Large numbers of adults also find use of birth control (90 percent), drinking alcohol (86 percent), in vitro fertilization (or IVF) (82 percent), divorce (78 percent), smoking marijuana (70 percent), sex between an unmarried man and woman (69 percent), having a baby outside of marriage (68 percent), gambling (66 percent), gay or lesbian relations (64 percent), and stem cell research using human embryos (63 percent) morally acceptable.

Fewer back pornography (38 percent), cloning animals (34 percent), and cloning humans (12 percent). Americans are more split on buying and wearing clothing made of animal fur (59 percent say it is morally acceptable v. 37 percent say it is morally wrong), the death penalty (55 percent v. 39 percent), destroying frozen embryos created by IVF (49 percent v. 43 percent), medical testing on animals (48 percent v. 46 percent), changing one’s gender (44 percent v. 51 percent), and sex between teenagers (43 percent v. 50 percent).
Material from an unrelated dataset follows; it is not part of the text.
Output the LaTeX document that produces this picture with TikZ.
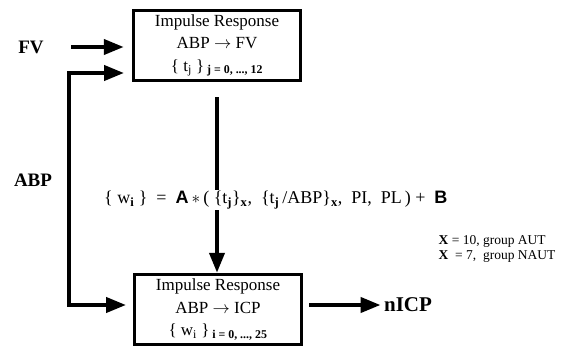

While U.S. adults have grown more liberal in their moral outlook, according to Gallup, they’ve also grown increasingly wary of the country’s morality. Currently, half of Americans (49 percent) say they would rate the overall state of moral values in the country as poor. A third (34 percent) say they’re fair, 14 percent rate them as good, and just 1 percent say they’re excellent. Subtracting the poor percentage from the combined good and excellent ratings gives the current moral perspective score a minus-34 – down 12 points from 2002.

Overwhelmingly, Americans think the moral values of the country are worsening. Around 4 in 5 U.S. adults (81 percent) say the state of moral values is getting worse, and only 14 percent say it’s getting better. That gives the future outlook a minus-67 score – down 24 points from 2002.